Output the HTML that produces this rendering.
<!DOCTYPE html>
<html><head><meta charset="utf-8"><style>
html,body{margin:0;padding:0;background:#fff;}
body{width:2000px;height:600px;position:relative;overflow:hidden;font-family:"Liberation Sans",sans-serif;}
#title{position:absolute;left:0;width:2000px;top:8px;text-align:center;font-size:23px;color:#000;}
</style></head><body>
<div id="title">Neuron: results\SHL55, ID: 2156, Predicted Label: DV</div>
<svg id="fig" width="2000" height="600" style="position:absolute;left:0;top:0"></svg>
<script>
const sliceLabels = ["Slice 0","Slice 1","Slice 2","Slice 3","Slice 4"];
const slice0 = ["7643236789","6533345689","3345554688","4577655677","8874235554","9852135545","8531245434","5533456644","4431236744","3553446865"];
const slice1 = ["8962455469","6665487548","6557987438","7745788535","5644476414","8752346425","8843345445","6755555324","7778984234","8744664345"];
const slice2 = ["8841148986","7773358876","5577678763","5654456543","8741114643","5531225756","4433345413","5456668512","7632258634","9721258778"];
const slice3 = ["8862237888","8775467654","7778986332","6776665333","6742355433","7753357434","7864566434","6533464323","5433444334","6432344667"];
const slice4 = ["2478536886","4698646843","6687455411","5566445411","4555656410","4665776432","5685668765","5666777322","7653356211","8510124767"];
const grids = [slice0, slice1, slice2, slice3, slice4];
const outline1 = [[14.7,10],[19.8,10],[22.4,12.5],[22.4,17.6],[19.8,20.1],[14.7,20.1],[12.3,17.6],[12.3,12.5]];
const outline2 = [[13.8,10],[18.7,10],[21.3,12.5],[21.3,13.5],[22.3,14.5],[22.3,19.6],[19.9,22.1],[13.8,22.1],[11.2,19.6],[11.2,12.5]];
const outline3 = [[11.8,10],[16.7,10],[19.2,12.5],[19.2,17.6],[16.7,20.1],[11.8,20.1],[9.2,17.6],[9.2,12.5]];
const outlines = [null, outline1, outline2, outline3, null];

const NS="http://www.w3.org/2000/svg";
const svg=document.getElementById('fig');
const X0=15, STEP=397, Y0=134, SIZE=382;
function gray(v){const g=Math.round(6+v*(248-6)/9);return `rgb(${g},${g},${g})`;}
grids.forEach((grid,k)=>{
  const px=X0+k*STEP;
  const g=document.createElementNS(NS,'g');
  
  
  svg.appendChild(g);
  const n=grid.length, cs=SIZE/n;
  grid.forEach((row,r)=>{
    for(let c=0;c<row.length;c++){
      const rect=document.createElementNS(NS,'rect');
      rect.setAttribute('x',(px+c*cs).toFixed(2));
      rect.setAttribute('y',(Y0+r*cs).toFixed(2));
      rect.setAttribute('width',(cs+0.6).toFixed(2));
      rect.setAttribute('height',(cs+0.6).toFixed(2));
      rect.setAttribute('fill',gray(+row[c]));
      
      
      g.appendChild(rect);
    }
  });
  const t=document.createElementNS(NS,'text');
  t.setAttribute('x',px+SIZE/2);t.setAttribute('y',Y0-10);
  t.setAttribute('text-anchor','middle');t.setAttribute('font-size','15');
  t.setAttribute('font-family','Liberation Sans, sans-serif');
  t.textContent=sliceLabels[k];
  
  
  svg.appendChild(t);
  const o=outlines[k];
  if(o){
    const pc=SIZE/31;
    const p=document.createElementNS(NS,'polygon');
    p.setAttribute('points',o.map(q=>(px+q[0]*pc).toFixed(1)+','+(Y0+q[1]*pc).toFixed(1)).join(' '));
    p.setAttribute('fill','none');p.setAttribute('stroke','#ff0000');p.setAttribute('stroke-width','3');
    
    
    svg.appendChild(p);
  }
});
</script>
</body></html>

------

- _Work required_: Copy exactly the lines that run from the first line of the data to the line containing "const outlines = [null, outline1, outline2, outline3, null];", please, with both ends included and nothing else.

- _Full response_:
Output the HTML that produces this rendering.
<!DOCTYPE html>
<html><head><meta charset="utf-8"><style>
html,body{margin:0;padding:0;background:#fff;}
body{width:2000px;height:600px;position:relative;overflow:hidden;font-family:"Liberation Sans",sans-serif;}
#title{position:absolute;left:0;width:2000px;top:8px;text-align:center;font-size:23px;color:#000;}
</style></head><body>
<div id="title">Neuron: results\SHL55, ID: 2156, Predicted Label: DV</div>
<svg id="fig" width="2000" height="600" style="position:absolute;left:0;top:0"></svg>
<script>
const sliceLabels = ["Slice 0","Slice 1","Slice 2","Slice 3","Slice 4"];
const slice0 = ["7643236789","6533345689","3345554688","4577655677","8874235554","9852135545","8531245434","5533456644","4431236744","3553446865"];
const slice1 = ["8962455469","6665487548","6557987438","7745788535","5644476414","8752346425","8843345445","6755555324","7778984234","8744664345"];
const slice2 = ["8841148986","7773358876","5577678763","5654456543","8741114643","5531225756","4433345413","5456668512","7632258634","9721258778"];
const slice3 = ["8862237888","8775467654","7778986332","6776665333","6742355433","7753357434","7864566434","6533464323","5433444334","6432344667"];
const slice4 = ["2478536886","4698646843","6687455411","5566445411","4555656410","4665776432","5685668765","5666777322","7653356211","8510124767"];
const grids = [slice0, slice1, slice2, slice3, slice4];
const outline1 = [[14.7,10],[19.8,10],[22.4,12.5],[22.4,17.6],[19.8,20.1],[14.7,20.1],[12.3,17.6],[12.3,12.5]];
const outline2 = [[13.8,10],[18.7,10],[21.3,12.5],[21.3,13.5],[22.3,14.5],[22.3,19.6],[19.9,22.1],[13.8,22.1],[11.2,19.6],[11.2,12.5]];
const outline3 = [[11.8,10],[16.7,10],[19.2,12.5],[19.2,17.6],[16.7,20.1],[11.8,20.1],[9.2,17.6],[9.2,12.5]];
const outlines = [null, outline1, outline2, outline3, null];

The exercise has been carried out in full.